In this repo we will stream crawl and save data from Twitter using Apache Spark and Cassandra.
- First of all, head on to https://developer.twitter.com/en/apply and apply for developer account.
- Copy all the credentials and save it in a file.
- Credentials include:
- consumer_key
- consumer_secret
- access_token
- access_token_secret
Java Installation is mandatory. Check installation by:
-
jps
- it must output jps
-
java -version
- it must output the version
-
echo $JAVA_HOME
- it must output the path
-
If not, follow these steps:
- download: https://drive.google.com/open?id=1vq9fHY0UgRHFxd9PvH3Msu85FcpjZWWb
- unzip the file
- sudo scp java-1.8.0-openjdk-1.8.0.212.b04-0.el7_6.x86_64 /usr/lib/jvm
- Edit ~/.bashrc and add these lines:
* export JAVA_HOME="/usr/lib/jvm/java-1.8.0-openjdk-1.8.0.212.b04-0.el7_6.x86_64"
* export PATH=$JAVA_HOME/bin:$PATH
* export CLASSPATH=.:$JAVA_HOME/jre/lib:$JAVA_HOME/lib:$JAVA_HOME/lib/tools.jar - source ~/.bashrc
- Download spark from https://www.apache.org/dyn/closer.lua/spark/spark-2.4.4/spark-2.4.4-bin-hadoop2.7.tgz (We are using the spark version 2.4.4 and hadoop version 2.7 as of Dec 2019)
- Extract the tar file to a specific directory(your choice).
- Now edit the .bashrc file(vim ~/.bashrc) put these lines(replace the "path to dir" to your path of installation).
- #SPARK
- export SPARK_HOME=path to the dir/spark-2.4.4-bin-hadoop2.7
- export PATH=$SPARK_HOME/bin:$PATH
- source the bashrc
- source ~/.bashrc
- cd to the spark dir/sbin
- cd $SPARK_HOME/sbin
- start the master.
- bash start-master.sh
- go to your localhost and port 8080(http://localhost:8080) in your browser and copy the spark master url which will be in the format spark://HOST:PORT
- now in your sbin dir, start slave (using the master url you copied):
- bash start-slave.sh spark://HOST:PORT Your Spark installation is ready to use. Check 'jps' and you'll see master and slave running.

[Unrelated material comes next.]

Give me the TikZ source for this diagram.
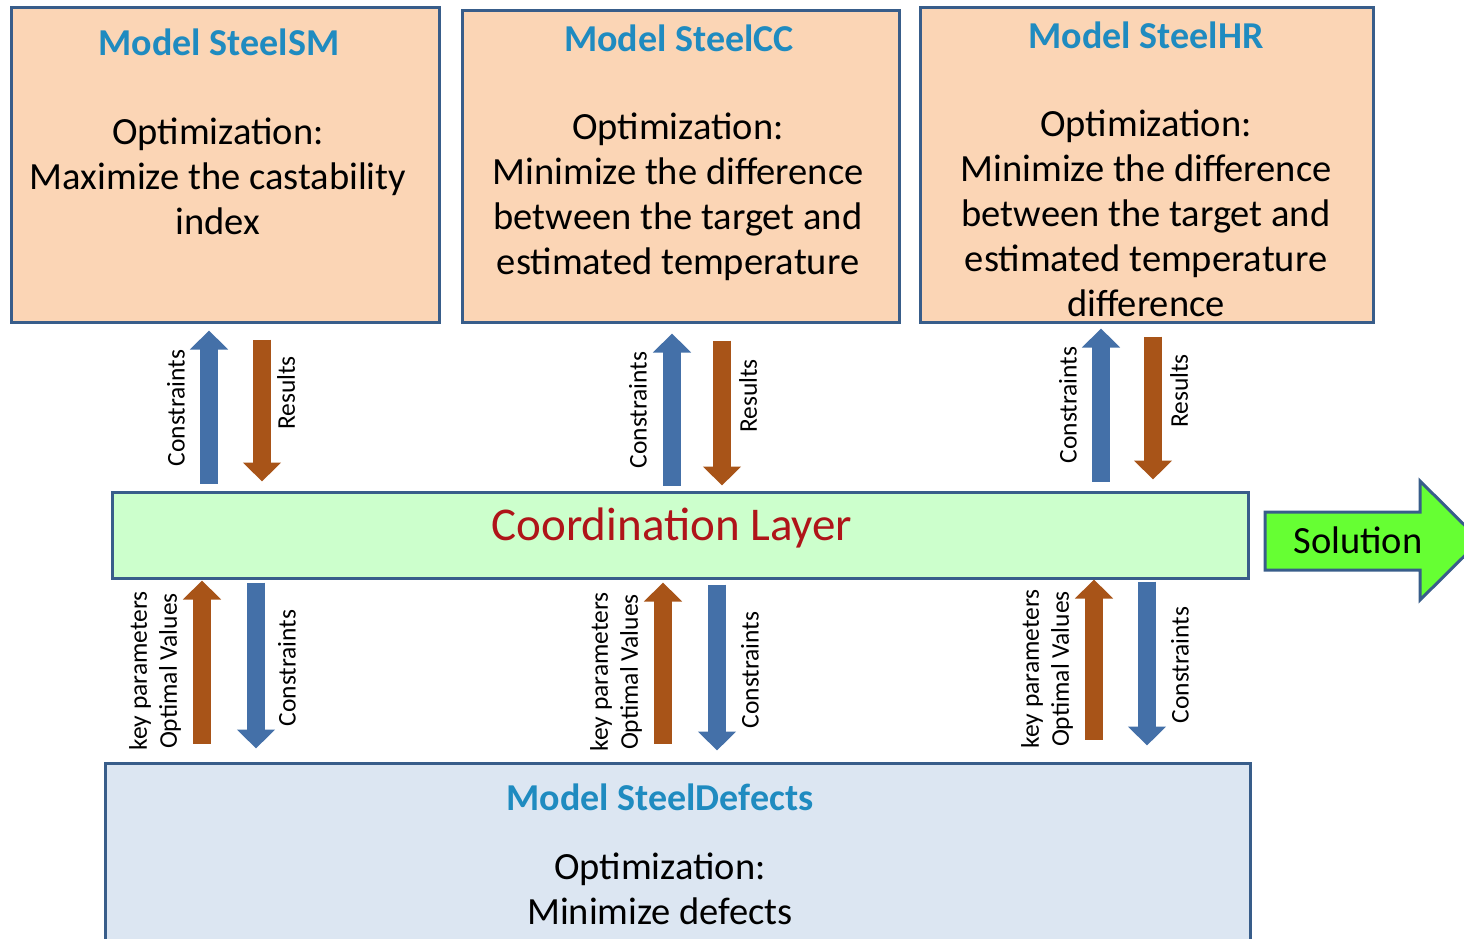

- Add the Cassandra Repository File:
- echo "deb http://www.apache.org/dist/cassandra/debian 311x main" | sudo tee -a /etc/apt/sources.list.d/cassandra.sources.list
- Add the GPG Key:
- sudo apt install curl
- curl https://www.apache.org/dist/cassandra/KEYS | sudo apt-key add -
- Install Cassandra on Ubuntu
- sudo apt update
- sudo apt install cassandra
- Start Cassandra:
- sudo systemctl start cassandra
- Check installation:
- cqlsh localhost
- Import keyspace schema
- cqlsh localhost -f schema.cql
- Install anaconda(We will be using python 2.7):
- curl -O https://repo.anaconda.com/archive/Anaconda3-2019.10-Linux-x86_64.sh
- source ~/.bashrc
- Create environment and install dependencies:
- conda env create -f environment.yml
- Activate the environment:
- conda activate venv
- conda install -c anaconda pattern
- Edit the track_crawler.py and put your credentials in line 217 & 299
- Edit the update_trends.py and put your creadentials in line 42
- cd to streaming diretory
- Run this command:
a. MASTER=(put the master url you copied earlier)
b. ${SPARK_HOME}/bin/spark-submit --master ${MASTER} --packages com.datastax.spark:spark-cassandra-connector_2.11:2.4.2 streaming.py &>out - In a new tab, run these from crawler dir:
a. python update_trends.py
b. python track_crawler.py
Open the out file to see the results.